Punto de Fisión

Tres días en la Semana Negra

A veces sucede que una tristeza enorme cabe dentro de una alegría portátil; otras veces sucede lo contrario. La vida no es químicamente pura y es muy raro que se presente sin mezclas. El viernes por la tarde llegamos invitados a Gijón, a la Semana Negra, con el recuerdo de Rafael Martínez-Simancas pesando en nuestro corazón, sobre todo porque en Gijón había presentado él unos años atrás Doce balas de cañón, una novela que de varios modos y registros se conectaba con el libro del que yo iba a hablar el sábado. La muerte de Rafa pesaba en grandes nubes que flotaban sobre la bahía como sudarios grises, iba y venía en el grito de las gaviotas y se derramaba desde el inmenso arco de cemento con que Chillida capturó en un círculo perfecto los montes de Asturias y el pecho rugiente del Cantábrico.
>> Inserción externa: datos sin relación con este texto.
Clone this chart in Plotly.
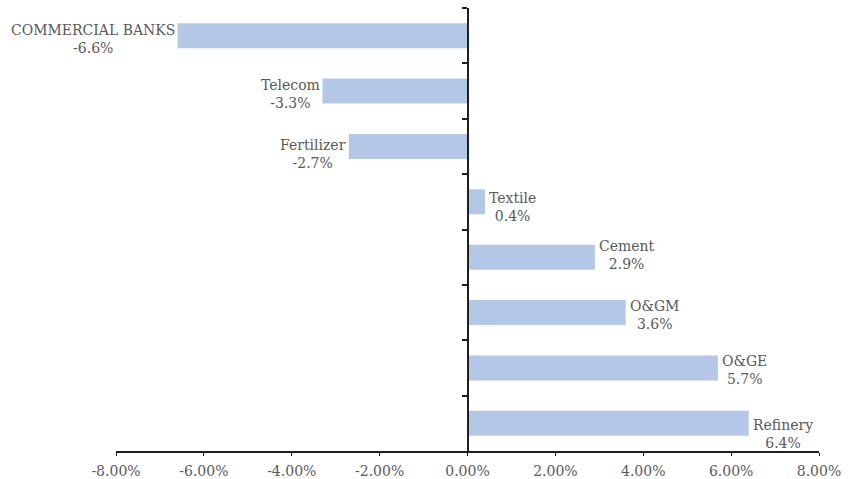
import plotly.graph_objects as go

# Sector returns (%)
sectors = ["COMMERCIAL BANKS", "Telecom", "Fertilizer", "Textile",
           "Cement", "O&GM", "O&GE", "Refinery"]
returns = [-6.6, -3.3, -2.7, 0.4, 2.9, 3.6, 5.7, 6.4]
x_ticks = [-8, -6, -4, -2, 0, 2, 4, 6, 8]
x_tick_labels = [f"{t:.2f}%" for t in x_ticks]

# Vertical nudge (px, downward) of each data label relative to its bar centre
label_nudge = [2, 1.5, 7, 4.5, -3, 1, 1.5, 9.5]

BAR = "#B4C7E7"
TXT = "#595959"
AX = "#1f1f1f"
FONT = "DejaVu Serif"

fig = go.Figure(go.Bar(
    x=returns,
    y=sectors,
    orientation="h",
    marker=dict(color=BAR, line=dict(width=0)),
    hoverinfo="skip",
))

# Two-line data labels just beyond each bar end
for s, v, dy in zip(sectors, returns, label_nudge):
    fig.add_annotation(
        x=v, y=s, xref="x", yref="y",
        text=f"{s}<br>{v:.1f}%",
        showarrow=False,
        xanchor="right" if v < 0 else "left",
        yanchor="middle",
        xshift=-1 if v < 0 else 2,
        yshift=-dy - 1,
        align="center",
        font=dict(family=FONT, size=14, color=TXT),
    )

fig.update_layout(
    width=850, height=479,
    margin=dict(l=116, r=31, t=8, b=28, autoexpand=False),
    paper_bgcolor="white",
    plot_bgcolor="white",
    bargap=0.55,
    showlegend=False,
    font=dict(family=FONT, size=14, color=TXT),
    xaxis=dict(
        range=[-8, 8],
        tickvals=x_ticks,
        ticktext=x_tick_labels,
        automargin=False,
        showgrid=False,
        zeroline=False,
        showline=True,
        linecolor=AX,
        linewidth=2,
        ticks="outside",
        ticklen=3,
        tickcolor=AX,
        tickwidth=1,
        ticklabelstandoff=3,
        tickfont=dict(family=FONT, size=14, color=TXT),
    ),
    yaxis=dict(
        categoryorder="array",
        categoryarray=sectors,
        autorange="reversed",
        anchor="free",
        position=0.5,
        automargin=False,
        showline=True,
        linecolor=AX,
        linewidth=2,
        ticks="outside",
        tickson="boundaries",
        ticklen=5,
        tickcolor=AX,
        tickwidth=2,
        showticklabels=False,
        showgrid=False,
        zeroline=False,
    ),
)

fig.write_html("out.html")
Siempre que voy a Gijón procuro detenerme aunque sólo sea diez minutos bajo el Elogio del Horizonte, ese anfiteatro abstracto entre cuyos muros resuenan el mar y la muerte. Luego, al bajar de ese mirador asombroso en el que el gran escultor vasco apareó un monumento con una colina para abrir una ventana en el mundo, los rumores de la ciudad empiezan a golpear la mente del viajero como un corazón reanimándose. Un poco más allá llegan la sidra, el vino, la fabada, los abrazos, la terraza del hotel don Manuel que es el centro neurálgico de la Semana Negra, el lugar desde el que se organizan desde por la mañana temprano los encuentros, las firmas, las presentaciones y las charlas. Fue esa misma mañana cuando me enteré de que mi presentación, a cargo de Miguel Barrero, coincidía a la misma hora con una conferencia de Juan Carlos Monedero y con los coletazos del partido entre Argentina y Bélgica. Había un océano de público esperando las palabras del lugarteniente de Podemos y los que faltaban eran casi todos escritores argentinos que se habían levantado apenas unas horas antes de la borrachera de la noche anterior.
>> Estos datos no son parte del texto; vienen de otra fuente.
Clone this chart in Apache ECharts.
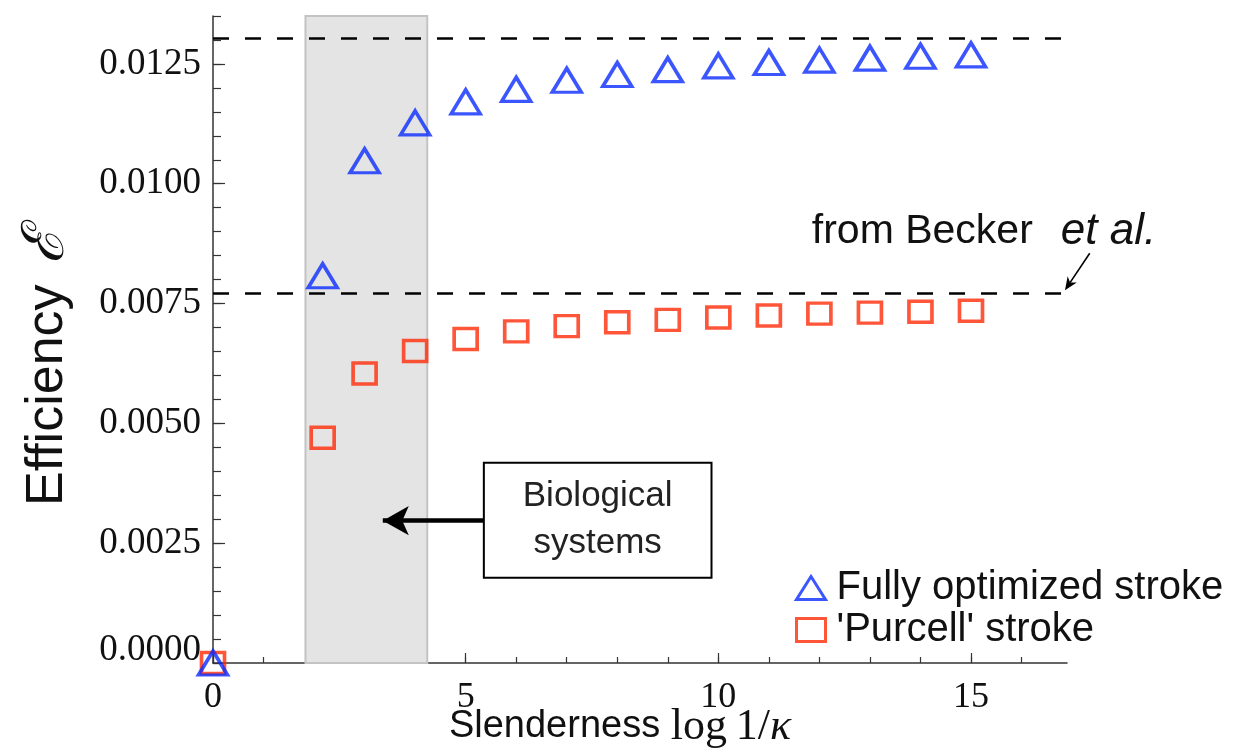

Miguel Barrero quiso tranquilizarme asegurándome que en la Semana Negra siempre hay gente por todas partes, palabras de ánimo que resultaron ciertamente proféticas, porque, a medida que íbamos destazando la novela, hablando de Gila, de la guerra de Ifni y de la dictadura de Franco, la tropa empezó a arremolinarse frente a nosotros y al final ya no quedaba una silla libre. Entre los asistentes tuve la suerte de hacer algunos lectores más, de tropezar con otros antiguos, de reencontrarme con mi viejo amigo, el novelista José Carlos Somoza, y de hacer uno nuevo, el escritor Luis Artigue, porque la Semana Negra, más que un festejo literario, es un placa de Petri de la amistad, un caldo de cultivo democrático que iguala autores con lectores, libreros con camareros y poetas con políticos. Hubo años en que, por diversas presiones, la Semana Negra estuvo a punto de no celebrarse pero parece que ese peligro ha pasado y que el festival de literatura de género con más solera del continente sigue adelante con sus norias, sus músicas, sus vinos y sus libros. Más de cien autores, desde China hasta Argentina, estarán por ahí toda la semana mezclándose entre público, periodistas y editores en un alarde de mestizaje que ya ha dado mellizos en Avilés, en Barcelona, en Salamanca, en Zaragoza y en Getafe.

La noche la rematamos en la terraza del Don Manuel a whiskies y cigarros, enfrascados en un diálogo intempestivo que barajaba a Freud, a Marx, a Darwin, a Philip K. Dick y a Jeanette Winterson, entre muchos otros, y donde Luis Artigue evocaba una infancia rural y felliniana con putas ilustradas y una farmaceútica que le enseñó la asimetría esencial del universo al estilo de la estanquera de Amarcord, es decir, a pecho descubierto. A esas alturas de la madrugada yo le envidiaba mucho su niñez leonesa mientras Somoza, que ejercía su autoridad de psiquiatra abogando por el electro-shock para curar a nuestro amigo de tanta nostalgia, optaba mejor por la lobotomía. Al final, Artigue huyó en coche con su editor después de darse cuenta de que hacía como dos horas que tenía que haber ido a recitar poemas en la carpa.

Al día siguiente nos despedimos con una comilona a la que se sumó otro gran amigo, Ernesto Mallo, junto a su mujer Laura, y cuando íbamos a coger el coche que nos llevaría hasta el autobús, miramos hacia el parapeto de casas que tapan la colina, la puerta de Tannhäuser que Chillida levantó en un jirón del espacio-tiempo, ese boquete del horizonte que preside la ciudad sin verla, igual que a veces la tristeza sostiene la felicidad y una ausencia se alza desde el centro exacto de tu vida.